Records with drawing code:
- - -
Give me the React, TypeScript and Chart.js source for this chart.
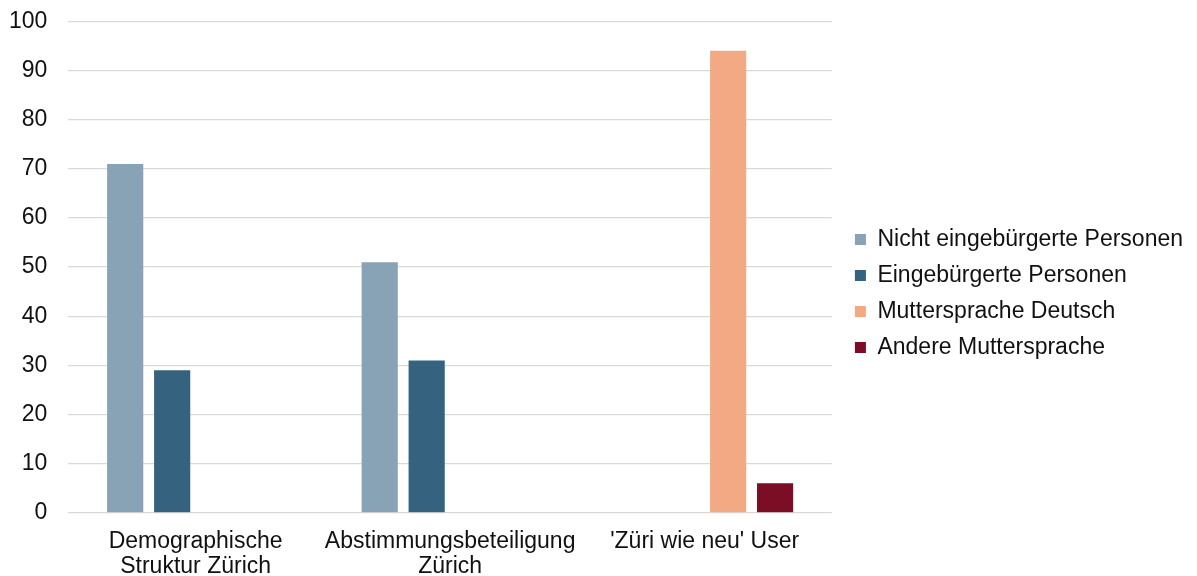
import React, { useEffect, useRef } from "react";
import { Chart, registerables } from "chart.js";

Chart.register(...registerables);

const categories: (string | string[])[] = [
  ["Demographische", "Struktur Zürich"],
  ["Abstimmungsbeteiligung", "Zürich"],
  "'Züri wie neu' User",
];
const seriesNames = [
  "Nicht eingebürgerte Personen",
  "Eingebürgerte Personen",
  "Muttersprache Deutsch",
  "Andere Muttersprache",
];
const nichtEingebuergert = [71, 51, null];
const eingebuergert = [29, 31, null];
const mutterspracheDeutsch = [null, null, 94];
const andereMuttersprache = [null, null, 6];
const seriesColors = ["#87a3b5", "#35627f", "#f4a985", "#7b0d24"];
const yTicks = [0, 10, 20, 30, 40, 50, 60, 70, 80, 90, 100];

const FONT = { family: "Liberation Sans", size: 23, lineHeight: 1.09 };

export default function App() {
  const ref = useRef<HTMLCanvasElement>(null);
  useEffect(() => {
    document.body.style.margin = "0";
    const values = [nichtEingebuergert, eingebuergert, mutterspracheDeutsch, andereMuttersprache];
    const chart = new Chart(ref.current!, {
      type: "bar",
      data: {
        labels: categories,
        datasets: values.map((v, i) => ({
          label: seriesNames[i],
          data: v,
          backgroundColor: seriesColors[i],
          borderWidth: 0,
          categoryPercentage: 0.738,
          barPercentage: 0.77,
        })),
      },
      options: {
        animation: false,
        responsive: true,
        maintainAspectRatio: false,
        layout: { padding: { top: 0, right: 4, left: -12, bottom: -11 } },
        plugins: {
          tooltip: { enabled: false },
          legend: {
            position: "right",
            align: "center",
            maxWidth: 500,
            labels: {
              font: FONT,
              color: "#111",
              boxWidth: 11,
              boxHeight: 11,
              padding: 13,
            },
          },
        },
        scales: {
          x: {
            grid: { display: false },
            border: { display: false },
            ticks: {
              font: FONT,
              color: "#111",
              maxRotation: 0,
              autoSkip: false,
              padding: 8,
            },
          },
          y: {
            min: 0,
            max: 100,
            afterBuildTicks: (axis: any) => {
              axis.ticks = yTicks.map((v) => ({ value: v }));
            },
            grid: { color: "#d9d9d9", lineWidth: 1.3, drawTicks: false },
            border: { display: false },
            ticks: {
              font: { family: "Liberation Sans", size: 23, lineHeight: 0.03 },
              color: "#111",
              padding: 21,
            },
          },
          gap: {
            type: "linear",
            position: "right",
            min: 0,
            max: 100,
            grid: { display: false, drawTicks: false },
            border: { display: false },
            ticks: { display: false },
            afterFit: (s: any) => {
              s.width = 10;
            },
          },
        },
      },
    });
    return () => chart.destroy();
  }, []);
  return (
    <div style={{ position: "fixed", left: 0, top: 0, width: 1197, height: 576, background: "#fff" }}>
      <canvas ref={ref} />
    </div>
  );
}
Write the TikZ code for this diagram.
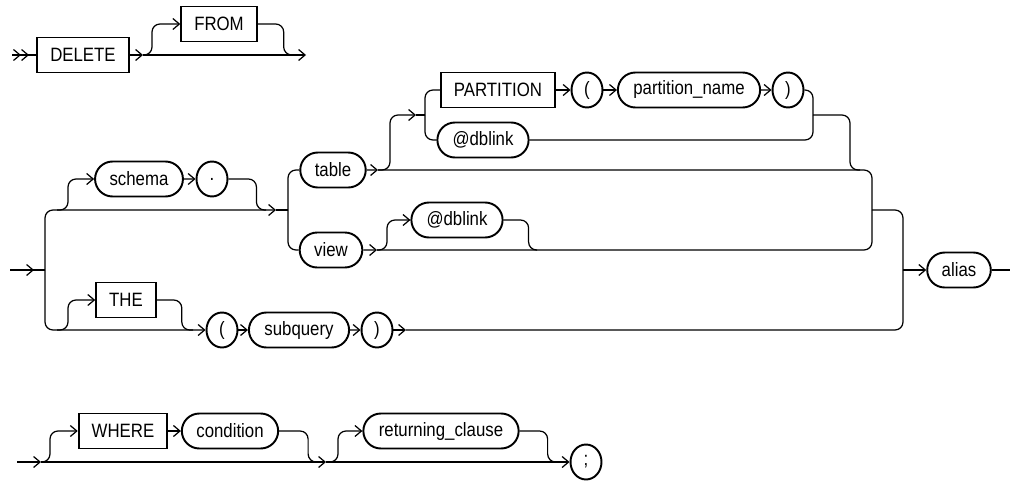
- - -
EXERCISE TASK>
Extract the full listing exactly, with the pictures left out.

RESULT>
Give me the React, TypeScript and Chart.js source for this chart.
import React, { useEffect, useRef } from "react";
import { Chart, registerables } from "chart.js";

Chart.register(...registerables);

const categories: (string | string[])[] = [
  ["Demographische", "Struktur Zürich"],
  ["Abstimmungsbeteiligung", "Zürich"],
  "'Züri wie neu' User",
];
const seriesNames = [
  "Nicht eingebürgerte Personen",
  "Eingebürgerte Personen",
  "Muttersprache Deutsch",
  "Andere Muttersprache",
];
const nichtEingebuergert = [71, 51, null];
const eingebuergert = [29, 31, null];
const mutterspracheDeutsch = [null, null, 94];
const andereMuttersprache = [null, null, 6];
const seriesColors = ["#87a3b5", "#35627f", "#f4a985", "#7b0d24"];
const yTicks = [0, 10, 20, 30, 40, 50, 60, 70, 80, 90, 100];

const FONT = { family: "Liberation Sans", size: 23, lineHeight: 1.09 };

export default function App() {
  const ref = useRef<HTMLCanvasElement>(null);
  useEffect(() => {
    document.body.style.margin = "0";
    const values = [nichtEingebuergert, eingebuergert, mutterspracheDeutsch, andereMuttersprache];
    const chart = new Chart(ref.current!, {
      type: "bar",
      data: {
        labels: categories,
        datasets: values.map((v, i) => ({
          label: seriesNames[i],
          data: v,
          backgroundColor: seriesColors[i],
          borderWidth: 0,
          categoryPercentage: 0.738,
          barPercentage: 0.77,
        })),
      },
      options: {
        animation: false,
        responsive: true,
        maintainAspectRatio: false,
        layout: { padding: { top: 0, right: 4, left: -12, bottom: -11 } },
        plugins: {
          tooltip: { enabled: false },
          legend: {
            position: "right",
            align: "center",
            maxWidth: 500,
            labels: {
              font: FONT,
              color: "#111",
              boxWidth: 11,
              boxHeight: 11,
              padding: 13,
            },
          },
        },
        scales: {
          x: {
            grid: { display: false },
            border: { display: false },
            ticks: {
              font: FONT,
              color: "#111",
              maxRotation: 0,
              autoSkip: false,
              padding: 8,
            },
          },
          y: {
            min: 0,
            max: 100,
            afterBuildTicks: (axis: any) => {
              axis.ticks = yTicks.map((v) => ({ value: v }));
            },
            grid: { color: "#d9d9d9", lineWidth: 1.3, drawTicks: false },
            border: { display: false },
            ticks: {
              font: { family: "Liberation Sans", size: 23, lineHeight: 0.03 },
              color: "#111",
              padding: 21,
            },
          },
          gap: {
            type: "linear",
            position: "right",
            min: 0,
            max: 100,
            grid: { display: false, drawTicks: false },
            border: { display: false },
            ticks: { display: false },
            afterFit: (s: any) => {
              s.width = 10;
            },
          },
        },
      },
    });
    return () => chart.destroy();
  }, []);
  return (
    <div style={{ position: "fixed", left: 0, top: 0, width: 1197, height: 576, background: "#fff" }}>
      <canvas ref={ref} />
    </div>
  );
}
Write the TikZ code for this diagram.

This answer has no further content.